--- AIM ---
Your task is to print, exactly and only, the lines from the start of the entries below through the line with "from matplotlib.font_manager import". Include both ends, but skip the pictures.

[Lines of data]
------------------------------------------------------------------------

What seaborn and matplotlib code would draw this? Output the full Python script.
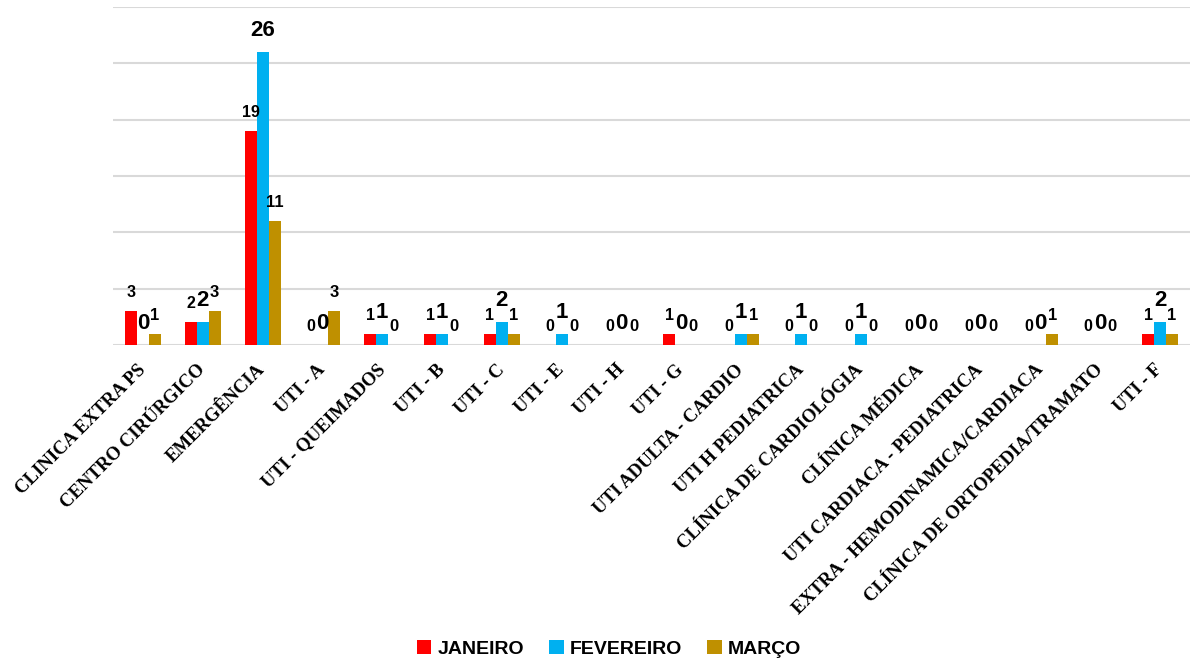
import matplotlib
matplotlib.use("Agg")
import matplotlib.pyplot as plt
import seaborn as sns
import pandas as pd
from matplotlib.patches import Patch
from matplotlib.font_manager import FontProperties

categories = [
    "CLINICA EXTRA PS", "CENTRO CIRÚRGICO", "EMERGÊNCIA", "UTI - A",
    "UTI - QUEIMADOS", "UTI - B", "UTI - C", "UTI - E", "UTI - H", "UTI - G",
    "UTI ADULTA - CARDIO", "UTI H PEDIATRICA", "CLÍNICA DE CARDIOLÓGIA",
    "CLÍNICA MÉDICA", "UTI CARDIACA - PEDIATRICA",
    "EXTRA - HEMODINAMICA/CARDIACA", "CLÍNICA DE ORTOPEDIA/TRAMATO", "UTI - F",
]
janeiro = [3, 2, 19, 0, 1, 1, 1, 0, 0, 1, 0, 0, 0, 0, 0, 0, 0, 1]
fevereiro = [0, 2, 26, 0, 1, 1, 2, 1, 0, 0, 1, 1, 1, 0, 0, 0, 0, 2]
marco = [1, 3, 11, 3, 0, 0, 1, 0, 0, 0, 1, 0, 0, 0, 0, 1, 0, 1]
series_names = ["JANEIRO", "FEVEREIRO", "MARÇO"]
colors = ["#FF0000", "#00B0F0", "#BF9000"]
label_sizes = [11.5, 16, 12]

df = pd.DataFrame({
    "setor": categories * 3,
    "mes": [series_names[0]] * len(categories) + [series_names[1]] * len(categories)
           + [series_names[2]] * len(categories),
    "valor": janeiro + fevereiro + marco,
})

sns.set_theme(style="white")
plt.rcParams["text.color"] = "black"
plt.rcParams["xtick.color"] = "black"
plt.rcParams["xtick.labelcolor"] = "black"

fig = plt.figure(figsize=(11.9, 6.67), dpi=100)
ax = fig.add_axes([113 / 1190, 1 - 345 / 667, 1 - 113 / 1190, (345 - 7) / 667])

sns.barplot(data=df, x="setor", y="valor", hue="mes", hue_order=series_names,
            palette=colors, width=0.6, saturation=1, ax=ax, legend=False,
            linewidth=0, errorbar=None)

ax.set_xlim(-0.5, len(categories) - 0.5)
ax.set_ylim(0, 30)
ax.set_yticks(range(0, 31, 5))
ax.yaxis.grid(True, color="#D9D9D9", linewidth=1.5)
ax.set_axisbelow(True)
ax.tick_params(axis="y", left=False, labelleft=False)
ax.tick_params(axis="x", bottom=False, pad=10, labelcolor="black")
for s in ax.spines.values():
    s.set_visible(False)
ax.set_xlabel("")
ax.set_ylabel("")

ax.set_xticks(range(len(categories)))
ax.set_xticklabels(categories, rotation=45, ha="right", va="center",
                   rotation_mode="anchor", family="Liberation Serif",
                   fontweight="bold", fontsize=13.5, color="black")

for container, fs in zip(ax.containers, label_sizes):
    ax.bar_label(container, fmt="%d", padding=8, fontsize=fs, color="black",
                 fontweight="bold", family="Liberation Sans")

legend_font = FontProperties(family="Liberation Sans", weight="bold", size=14)
handles = [Patch(facecolor=c, edgecolor="none") for c in colors]
leg = fig.legend(handles, series_names, loc="lower center",
                 bbox_to_anchor=(609 / 1190, -0.012), ncol=3, frameon=False,
                 prop=legend_font, handlelength=0.75, handleheight=0.75,
                 handletextpad=0.3, columnspacing=1.3)
for t in leg.get_texts():
    t.set_color("black")

fig.savefig("out.png", dpi=100)
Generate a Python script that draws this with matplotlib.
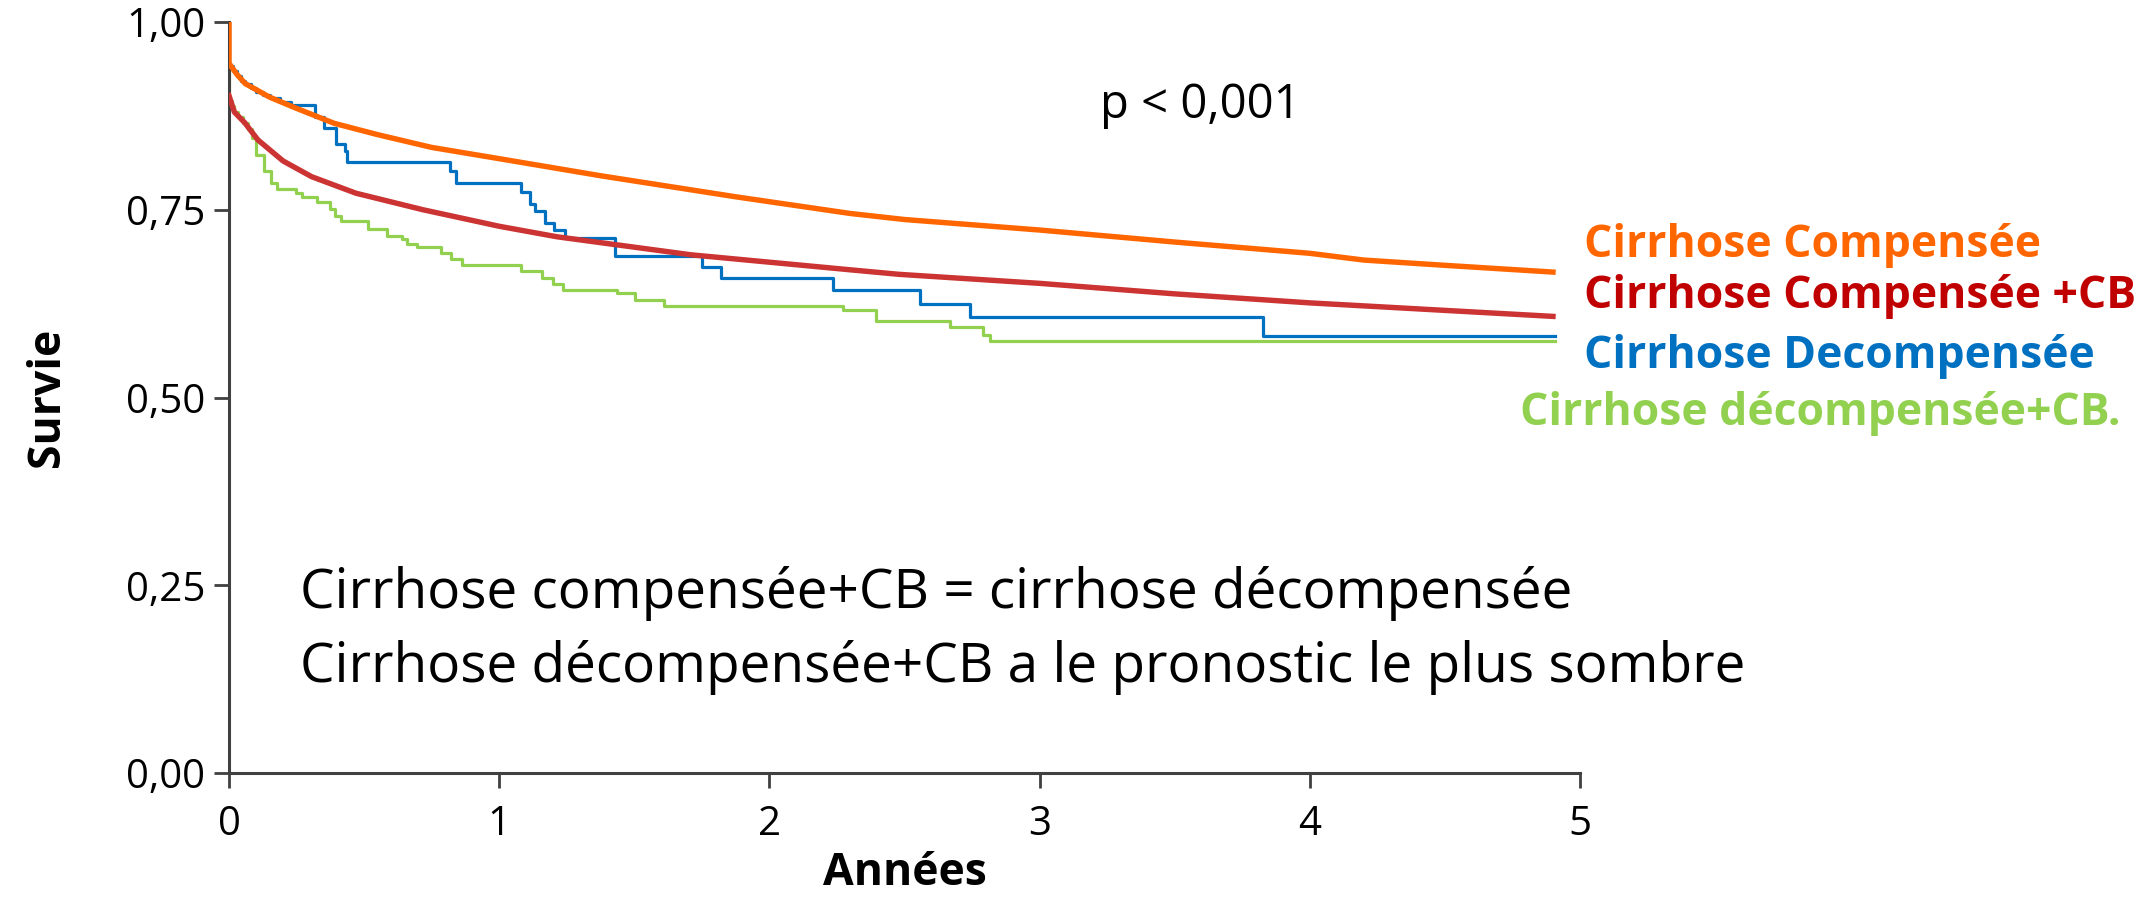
import matplotlib
matplotlib.use("Agg")
import matplotlib.pyplot as plt

plt.rcParams['font.family'] = ['Open Sans', 'DejaVu Sans']

# courbes lisses
orange_t = [0, 0, 0.03, 0.06, 0.15, 0.25, 0.39, 0.55, 0.75, 0.8, 1.0, 1.38, 1.88, 2.3, 2.5, 3.0, 3.5, 4.0, 4.2, 4.5, 4.9]
orange_s = [1.0, 0.945, 0.93, 0.918, 0.900, 0.885, 0.865, 0.850, 0.833, 0.830, 0.818, 0.795, 0.767, 0.745, 0.737, 0.723, 0.707, 0.692, 0.683, 0.676, 0.667]

red_t = [0, 0.02, 0.058, 0.107, 0.2, 0.306, 0.47, 0.718, 1.0, 1.214, 1.71, 2.3, 2.48, 3.0, 3.5, 4.0, 4.5, 4.9]
red_s = [0.902, 0.88, 0.866, 0.843, 0.815, 0.794, 0.772, 0.750, 0.728, 0.714, 0.690, 0.670, 0.664, 0.652, 0.638, 0.626, 0.616, 0.608]

# courbes en escalier
blue_t = [0, 0, 0.015, 0.03, 0.045, 0.06, 0.08, 0.1, 0.125, 0.15, 0.19, 0.23, 0.319, 0.350, 0.397, 0.430,
          0.438, 0.818, 0.839, 1.082, 1.115, 1.132, 1.168, 1.201, 1.244, 1.429, 1.751, 1.822, 2.235, 2.559,
          2.744, 3.827, 4.906]
blue_s = [1.0, 0.942, 0.935, 0.928, 0.922, 0.917, 0.912, 0.907, 0.903, 0.899, 0.894, 0.889, 0.874, 0.859,
          0.838, 0.828, 0.813, 0.801, 0.786, 0.773, 0.758, 0.748, 0.732, 0.723, 0.713, 0.688, 0.674, 0.659,
          0.643, 0.625, 0.607, 0.582, 0.582]

green_t = [0, 0, 0.01, 0.02, 0.035, 0.05, 0.07, 0.085, 0.099, 0.129, 0.157, 0.177, 0.248, 0.269, 0.327,
           0.372, 0.392, 0.413, 0.516, 0.583, 0.640, 0.658, 0.694, 0.785, 0.823, 0.864, 1.079, 1.160, 1.198,
           1.236, 1.437, 1.504, 1.611, 2.272, 2.396, 2.670, 2.790, 2.816, 4.906]
green_s = [1.0, 0.895, 0.888, 0.88, 0.873, 0.866, 0.858, 0.846, 0.823, 0.802, 0.785, 0.777, 0.772, 0.767,
           0.760, 0.751, 0.742, 0.735, 0.725, 0.715, 0.711, 0.704, 0.700, 0.692, 0.684, 0.677, 0.668, 0.659,
           0.651, 0.643, 0.639, 0.630, 0.622, 0.617, 0.602, 0.594, 0.583, 0.575, 0.575]

labels = ['Cirrhose Compensée', 'Cirrhose Compensée +CB', 'Cirrhose Decompensée', 'Cirrhose décompensée+CB.']
label_colors = ['#FF6600', '#C00000', '#0070C0', '#92D050']

yticks = [0, 0.25, 0.5, 0.75, 1.0]
ytick_labels = ['0,00', '0,25', '0,50', '0,75', '1,00']
xticks = [0, 1, 2, 3, 4, 5]

W, H = 2141, 898
fig = plt.figure(figsize=(W / 100, H / 100), dpi=100)
ax = fig.add_axes([229 / W, 1 - 773 / H, (1580 - 229) / W, (773 - 22) / H])

ax.step(green_t, green_s, where='post', color='#92D050', lw=2.3, zorder=1)
ax.step(blue_t, blue_s, where='post', color='#0070C0', lw=2.3, zorder=2)
ax.plot(red_t, red_s, color='#CC3333', lw=3.9, zorder=3)
ax.plot(orange_t, orange_s, color='#FF6600', lw=3.9, zorder=4)

ax.set_xlim(0, 5)
ax.set_ylim(0, 1)
ax.set_xticks(xticks)
ax.set_yticks(yticks)
ax.set_yticklabels(ytick_labels)
ax.tick_params(axis='both', direction='out', length=11, width=2, color='#404040', labelsize=29)
ax.tick_params(axis='y', pad=6)
ax.tick_params(axis='x', pad=12)
for s in ['top', 'right']:
    ax.spines[s].set_visible(False)
for s in ['left', 'bottom']:
    ax.spines[s].set_color('#404040')
    ax.spines[s].set_linewidth(2.2)

ax.set_xlabel('Années', fontsize=32, fontweight='bold', labelpad=4)
ax.set_ylabel('Survie', fontsize=32, fontweight='bold', labelpad=40)

label_pos = [(1584, 257), (1584, 308), (1584, 368), (1520, 425)]
for (px, py), txt, c in zip(label_pos, labels, label_colors):
    fig.text(px / W, 1 - py / H, txt, color=c, fontsize=32, fontweight='bold', ha='left', va='baseline')

fig.text(1100 / W, 1 - 118 / H, 'p < 0,001', fontsize=34, ha='left', va='baseline')
fig.text(300 / W, 1 - 608 / H, 'Cirrhose compensée+CB = cirrhose décompensée', fontsize=39.5, ha='left', va='baseline')
fig.text(300 / W, 1 - 682 / H, 'Cirrhose décompensée+CB a le pronostic le plus sombre', fontsize=39.5, ha='left', va='baseline')

fig.savefig('out.png', dpi=100)
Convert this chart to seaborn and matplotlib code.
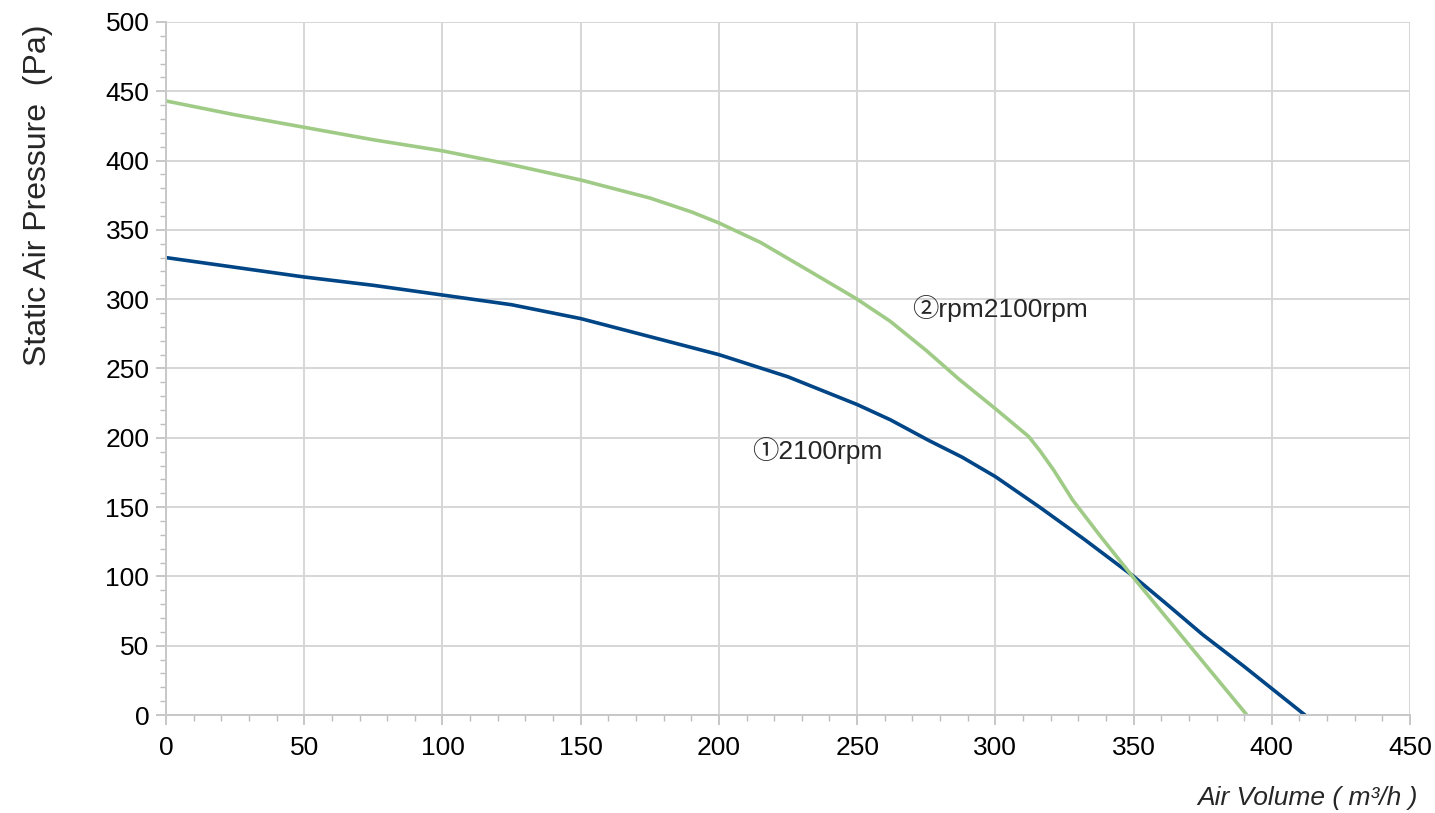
import pandas as pd
import matplotlib.pyplot as plt
from matplotlib.ticker import MultipleLocator
import seaborn as sns

# curve values
air_volume_1 = [0, 25, 50, 75, 100, 125, 150, 175, 200, 225, 250, 262, 276, 288,
                300, 316, 332, 350, 362, 375, 390, 412]
pressure_1 = [330, 323, 316, 310, 303, 296, 286, 273, 260, 244, 224, 213, 198, 186,
              172, 150, 127, 100, 80, 58, 35, 0]

air_volume_2 = [0, 25, 50, 75, 100, 125, 150, 175, 190, 200, 215, 233, 250, 262, 275, 287,
                300, 312, 316, 321, 328, 338, 350, 391]
pressure_2 = [443, 433, 424, 415, 407, 397, 386, 373, 363, 355, 341, 320, 300, 284, 263, 242,
              221, 201, 191, 177, 155, 129, 99, 0]

series_labels = ["①2100rpm", "②rpm2100rpm"]
line_colors = ["#004586", "#9fcb86"]

df = pd.concat([
    pd.DataFrame({"AirVolume": air_volume_1, "Pressure": pressure_1, "Series": series_labels[0]}),
    pd.DataFrame({"AirVolume": air_volume_2, "Pressure": pressure_2, "Series": series_labels[1]}),
])

sns.set_style("white")
plt.rcParams['font.family'] = ['Liberation Sans', 'Noto Sans CJK JP', 'DejaVu Sans']

fig = plt.figure(figsize=(14.35, 8.13), dpi=100)
ax = fig.add_axes([0.1157, 0.1205, 0.8669, 0.8525])

sns.lineplot(data=df, x="AirVolume", y="Pressure", hue="Series", palette=line_colors,
             linewidth=2.6, legend=False, ax=ax, sort=False)

# axes format
ax.set_xlim(0, 450)
ax.set_ylim(0, 500)
ax.xaxis.set_major_locator(MultipleLocator(50))
ax.yaxis.set_major_locator(MultipleLocator(50))
ax.xaxis.set_minor_locator(MultipleLocator(10))
ax.yaxis.set_minor_locator(MultipleLocator(10))
ax.grid(which="major", color="#d6d6d6", linewidth=1.4)
ax.set_axisbelow(True)
for side in ["top", "right"]:
    ax.spines[side].set_visible(False)
for side in ["left", "bottom"]:
    ax.spines[side].set_color("#c8c8c8")
    ax.spines[side].set_linewidth(1.4)
ax.tick_params(which="both", bottom=True, left=True, direction="out", color="#bdbdbd")
ax.tick_params(which="major", length=7, width=1.2, labelsize=19, labelcolor="black", pad=5)
ax.tick_params(which="minor", length=4.5, width=1.0)
ax.tick_params(axis="x", which="major", pad=8)
ax.set_xlabel("")
ax.set_ylabel("")

# curve labels
ax.text(212, 190.5, series_labels[0], fontsize=19, va="center", ha="left")
ax.text(270, 293.6, series_labels[1], fontsize=19, va="center", ha="left")

fig.text(38 / 1435, 1 - 195 / 813, "Static Air Pressure  (Pa)", rotation=90, fontsize=23,
         va="center", ha="center")
fig.text(1418 / 1435, 1 - 798 / 813, "Air Volume ( m³/h )", fontsize=19, style="italic",
         va="center", ha="right")

fig.savefig("out.png", dpi=100)
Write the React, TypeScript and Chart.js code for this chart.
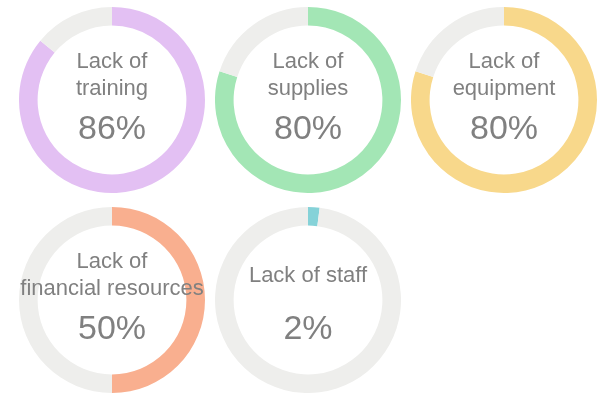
import React, { useEffect, useRef } from "react";
import { Chart, registerables } from "chart.js";

Chart.register(...registerables);

const labels: string[][] = [
  ["Lack of", "training"],
  ["Lack of", "supplies"],
  ["Lack of", "equipment"],
  ["Lack of", "financial resources"],
  ["Lack of staff"],
];
const percents: number[] = [86, 80, 80, 50, 2];
const colors: string[] = ["#E3C0F3", "#A3E6B5", "#F8D88B", "#F9AF8F", "#85D2D8"];
const restColor = "#EEEEEC";
const centers: [number, number][] = [
  [112, 100],
  [308, 100],
  [504, 100],
  [112, 300],
  [308, 300],
];
const SIZE = 186;

function Donut({ value, color }: { value: number; color: string }) {
  const ref = useRef<HTMLCanvasElement>(null);
  useEffect(() => {
    if (!ref.current) return;
    const chart = new Chart(ref.current, {
      type: "doughnut",
      data: {
        labels: ["value", "rest"],
        datasets: [
          {
            data: [value, 100 - value],
            backgroundColor: [color, restColor],
            borderWidth: 0,
            hoverOffset: 0,
          },
        ],
      },
      options: {
        responsive: false,
        animation: false,
        cutout: "80%",
        events: [],
        layout: { padding: 0 },
        plugins: { legend: { display: false }, tooltip: { enabled: false } },
      },
    });
    return () => chart.destroy();
  }, [value, color]);
  return <canvas ref={ref} width={SIZE} height={SIZE} style={{ width: SIZE, height: SIZE, display: "block" }} />;
}

export default function App() {
  return (
    <div style={{ position: "absolute", left: 0, top: 0, width: 601, height: 396, background: "#fff", fontFamily: "'Liberation Sans', Arial, sans-serif", color: "#808080" }}>
      {percents.map((p, i) => {
        const [cx, cy] = centers[i];
        return (
          <React.Fragment key={i}>
            <div style={{ position: "absolute", left: cx - SIZE / 2, top: cy - SIZE / 2 }}>
              <Donut value={p} color={colors[i]} />
            </div>
            <div
              style={{
                position: "absolute",
                left: cx - 110,
                width: 220,
                top: cy - 25.7,
                transform: "translateY(-50%)",
                textAlign: "center",
                fontSize: 22,
                lineHeight: "27px",
                whiteSpace: "nowrap",
              }}
            >
              {labels[i].map((l, j) => (
                <div key={j}>{l}</div>
              ))}
            </div>
            <div
              style={{
                position: "absolute",
                left: cx - 110,
                width: 220,
                top: cy + 9.5,
                textAlign: "center",
                fontSize: 34,
                lineHeight: "34px",
                whiteSpace: "nowrap",
              }}
            >
              {p}%
            </div>
          </React.Fragment>
        );
      })}
    </div>
  );
}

------------------------------------------------------------------------

--- ANSWER IN FULL ---
What seaborn and matplotlib code would draw this? Output the full Python script.
import matplotlib
matplotlib.use("Agg")
import matplotlib.pyplot as plt
import seaborn as sns
import pandas as pd
from matplotlib.patches import Patch
from matplotlib.font_manager import FontProperties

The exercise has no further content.